◆ **OBJECTIVE**: Pick every line from the data that holds the word "this".

◆ **Charts and diagrams as code**:
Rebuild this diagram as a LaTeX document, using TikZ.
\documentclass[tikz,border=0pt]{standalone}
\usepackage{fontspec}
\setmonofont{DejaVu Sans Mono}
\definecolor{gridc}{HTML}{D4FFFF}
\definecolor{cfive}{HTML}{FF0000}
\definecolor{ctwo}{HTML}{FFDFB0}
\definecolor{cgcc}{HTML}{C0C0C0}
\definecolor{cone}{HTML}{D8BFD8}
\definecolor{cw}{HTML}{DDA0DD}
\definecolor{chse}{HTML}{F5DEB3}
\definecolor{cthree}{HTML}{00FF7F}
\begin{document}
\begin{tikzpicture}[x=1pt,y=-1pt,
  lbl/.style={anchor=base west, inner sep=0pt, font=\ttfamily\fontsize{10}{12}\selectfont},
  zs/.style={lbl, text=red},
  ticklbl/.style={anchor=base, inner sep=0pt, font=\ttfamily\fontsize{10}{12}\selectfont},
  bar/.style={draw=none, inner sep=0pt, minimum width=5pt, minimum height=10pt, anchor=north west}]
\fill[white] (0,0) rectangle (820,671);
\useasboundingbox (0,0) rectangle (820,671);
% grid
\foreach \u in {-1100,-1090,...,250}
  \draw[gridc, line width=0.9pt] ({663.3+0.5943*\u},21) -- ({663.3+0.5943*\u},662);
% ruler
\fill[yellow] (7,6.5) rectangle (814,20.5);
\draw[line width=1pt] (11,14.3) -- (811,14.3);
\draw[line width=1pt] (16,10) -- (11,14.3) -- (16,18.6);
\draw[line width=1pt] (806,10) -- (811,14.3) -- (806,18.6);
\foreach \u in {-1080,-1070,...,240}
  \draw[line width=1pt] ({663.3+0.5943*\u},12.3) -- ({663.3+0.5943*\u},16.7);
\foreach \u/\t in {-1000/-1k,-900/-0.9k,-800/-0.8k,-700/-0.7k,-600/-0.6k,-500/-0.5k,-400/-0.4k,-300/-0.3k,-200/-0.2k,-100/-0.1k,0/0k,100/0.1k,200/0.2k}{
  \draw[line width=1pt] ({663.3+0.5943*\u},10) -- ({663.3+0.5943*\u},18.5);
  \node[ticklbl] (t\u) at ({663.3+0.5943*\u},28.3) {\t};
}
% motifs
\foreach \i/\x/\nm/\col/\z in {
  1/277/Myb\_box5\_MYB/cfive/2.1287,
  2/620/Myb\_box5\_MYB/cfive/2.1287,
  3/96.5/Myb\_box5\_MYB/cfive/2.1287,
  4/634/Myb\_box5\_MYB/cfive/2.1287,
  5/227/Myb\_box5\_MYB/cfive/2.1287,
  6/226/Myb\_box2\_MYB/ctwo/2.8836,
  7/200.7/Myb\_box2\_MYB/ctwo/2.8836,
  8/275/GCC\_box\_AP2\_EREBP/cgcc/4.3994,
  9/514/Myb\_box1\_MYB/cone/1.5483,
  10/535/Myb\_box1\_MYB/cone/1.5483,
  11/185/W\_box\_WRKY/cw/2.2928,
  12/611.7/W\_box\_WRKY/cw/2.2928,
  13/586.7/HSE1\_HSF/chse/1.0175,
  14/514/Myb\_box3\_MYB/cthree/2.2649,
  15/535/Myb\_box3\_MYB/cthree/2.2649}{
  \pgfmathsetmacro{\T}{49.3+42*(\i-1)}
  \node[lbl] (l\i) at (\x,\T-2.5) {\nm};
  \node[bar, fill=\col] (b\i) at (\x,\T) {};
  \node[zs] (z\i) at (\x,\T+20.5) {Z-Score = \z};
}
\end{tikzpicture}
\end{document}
...
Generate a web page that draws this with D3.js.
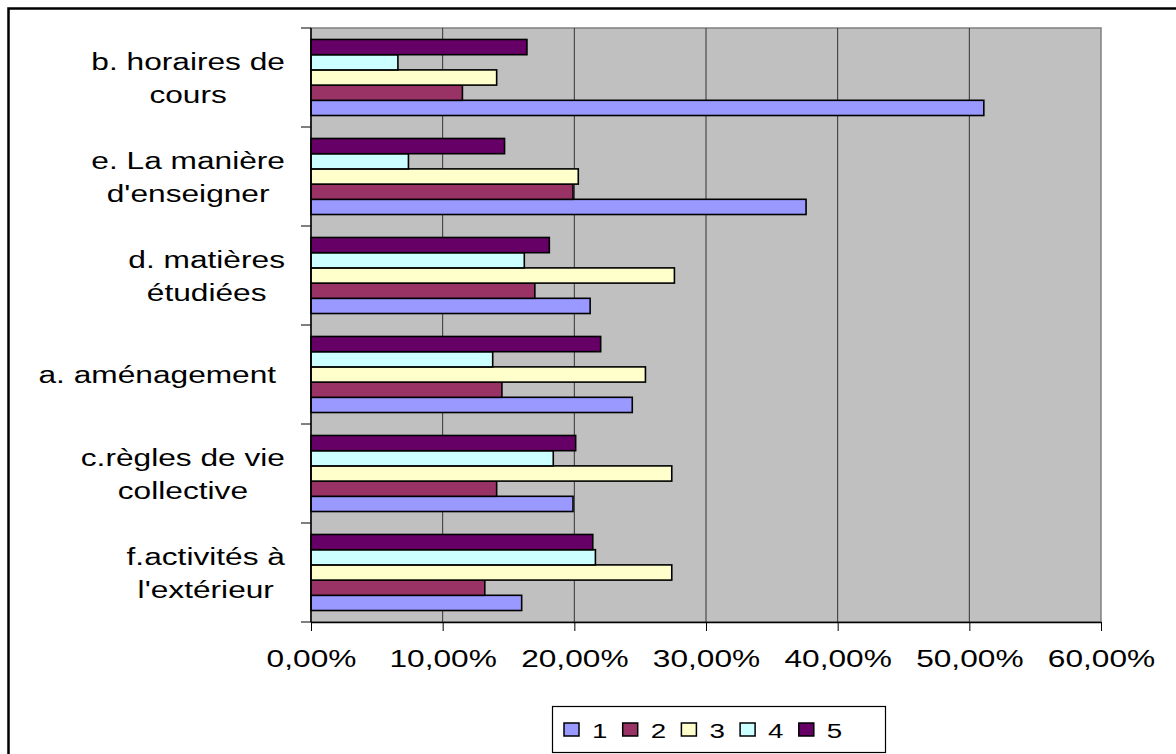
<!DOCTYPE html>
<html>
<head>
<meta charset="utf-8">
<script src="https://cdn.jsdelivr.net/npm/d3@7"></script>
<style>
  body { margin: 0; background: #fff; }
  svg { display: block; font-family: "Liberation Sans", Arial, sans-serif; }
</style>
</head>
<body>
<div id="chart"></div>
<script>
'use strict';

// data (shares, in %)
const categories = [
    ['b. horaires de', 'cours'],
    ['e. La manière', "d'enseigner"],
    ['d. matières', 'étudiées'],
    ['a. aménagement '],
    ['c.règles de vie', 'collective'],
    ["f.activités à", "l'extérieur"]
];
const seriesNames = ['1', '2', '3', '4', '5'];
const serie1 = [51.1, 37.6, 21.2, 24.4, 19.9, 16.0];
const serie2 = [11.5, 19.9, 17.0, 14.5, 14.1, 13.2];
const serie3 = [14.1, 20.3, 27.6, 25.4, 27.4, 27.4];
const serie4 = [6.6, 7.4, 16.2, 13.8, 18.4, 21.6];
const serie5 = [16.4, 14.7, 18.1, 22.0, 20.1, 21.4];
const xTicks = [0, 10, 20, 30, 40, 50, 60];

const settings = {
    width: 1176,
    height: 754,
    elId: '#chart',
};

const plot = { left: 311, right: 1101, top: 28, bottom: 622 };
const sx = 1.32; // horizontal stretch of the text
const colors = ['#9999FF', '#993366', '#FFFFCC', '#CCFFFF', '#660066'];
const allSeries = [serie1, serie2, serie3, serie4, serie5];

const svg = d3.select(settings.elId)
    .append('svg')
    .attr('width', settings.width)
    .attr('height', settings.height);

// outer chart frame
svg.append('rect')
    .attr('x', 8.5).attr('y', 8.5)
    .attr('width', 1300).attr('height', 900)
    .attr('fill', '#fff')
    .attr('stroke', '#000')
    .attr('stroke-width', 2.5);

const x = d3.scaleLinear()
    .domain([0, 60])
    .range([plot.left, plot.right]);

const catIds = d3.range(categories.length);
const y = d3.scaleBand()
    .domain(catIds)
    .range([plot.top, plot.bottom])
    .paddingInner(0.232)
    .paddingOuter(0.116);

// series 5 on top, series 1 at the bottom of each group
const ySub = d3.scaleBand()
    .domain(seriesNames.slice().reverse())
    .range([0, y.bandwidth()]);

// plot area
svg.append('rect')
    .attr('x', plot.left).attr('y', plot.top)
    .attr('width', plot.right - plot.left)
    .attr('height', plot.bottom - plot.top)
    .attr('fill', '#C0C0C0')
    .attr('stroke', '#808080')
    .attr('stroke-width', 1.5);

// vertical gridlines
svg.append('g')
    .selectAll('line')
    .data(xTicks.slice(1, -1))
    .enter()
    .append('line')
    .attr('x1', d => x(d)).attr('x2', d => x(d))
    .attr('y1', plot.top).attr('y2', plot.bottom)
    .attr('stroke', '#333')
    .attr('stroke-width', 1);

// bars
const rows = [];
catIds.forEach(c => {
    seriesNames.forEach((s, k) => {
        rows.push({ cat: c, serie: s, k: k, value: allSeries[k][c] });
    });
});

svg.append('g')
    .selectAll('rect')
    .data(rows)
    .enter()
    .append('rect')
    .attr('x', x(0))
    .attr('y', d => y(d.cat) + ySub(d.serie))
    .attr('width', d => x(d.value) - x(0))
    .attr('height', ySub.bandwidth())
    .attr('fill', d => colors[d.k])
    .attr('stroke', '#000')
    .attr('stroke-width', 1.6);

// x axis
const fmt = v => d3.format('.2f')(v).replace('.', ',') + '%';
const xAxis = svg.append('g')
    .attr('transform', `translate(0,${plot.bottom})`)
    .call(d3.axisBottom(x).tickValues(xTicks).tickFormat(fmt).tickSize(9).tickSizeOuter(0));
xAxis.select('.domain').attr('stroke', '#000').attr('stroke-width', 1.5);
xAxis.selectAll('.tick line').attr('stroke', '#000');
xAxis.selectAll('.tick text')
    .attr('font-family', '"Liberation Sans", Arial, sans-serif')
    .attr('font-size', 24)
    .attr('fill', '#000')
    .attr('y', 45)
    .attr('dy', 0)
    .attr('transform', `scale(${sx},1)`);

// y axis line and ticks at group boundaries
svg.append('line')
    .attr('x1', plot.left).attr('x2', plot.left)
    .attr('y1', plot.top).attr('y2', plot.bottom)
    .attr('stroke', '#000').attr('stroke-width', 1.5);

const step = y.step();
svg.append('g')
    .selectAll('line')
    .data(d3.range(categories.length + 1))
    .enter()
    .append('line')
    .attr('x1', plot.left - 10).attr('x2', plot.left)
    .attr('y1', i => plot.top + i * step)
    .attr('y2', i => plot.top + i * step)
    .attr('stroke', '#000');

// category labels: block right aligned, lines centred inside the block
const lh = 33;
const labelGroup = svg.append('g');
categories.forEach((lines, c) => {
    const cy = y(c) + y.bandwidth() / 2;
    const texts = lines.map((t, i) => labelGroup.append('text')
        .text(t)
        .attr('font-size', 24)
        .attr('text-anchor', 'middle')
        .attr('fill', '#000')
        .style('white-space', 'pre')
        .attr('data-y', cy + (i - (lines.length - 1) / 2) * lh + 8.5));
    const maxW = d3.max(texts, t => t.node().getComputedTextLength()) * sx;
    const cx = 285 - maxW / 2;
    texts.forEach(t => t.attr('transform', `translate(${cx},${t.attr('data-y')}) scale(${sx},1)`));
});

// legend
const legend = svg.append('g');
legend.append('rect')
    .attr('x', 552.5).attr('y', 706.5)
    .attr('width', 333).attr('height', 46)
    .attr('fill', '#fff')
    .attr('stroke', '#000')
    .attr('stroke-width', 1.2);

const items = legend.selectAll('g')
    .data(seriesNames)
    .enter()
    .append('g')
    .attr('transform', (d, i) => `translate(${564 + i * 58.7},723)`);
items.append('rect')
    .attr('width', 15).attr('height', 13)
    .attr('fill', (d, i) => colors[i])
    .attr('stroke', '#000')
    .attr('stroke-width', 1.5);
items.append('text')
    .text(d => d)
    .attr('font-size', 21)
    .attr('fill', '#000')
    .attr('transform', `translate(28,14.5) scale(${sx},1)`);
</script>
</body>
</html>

◆ **WRITTEN SOLUTION**:
Rebuild this diagram as a LaTeX document, using TikZ.
Generate a web page that draws this with D3.js.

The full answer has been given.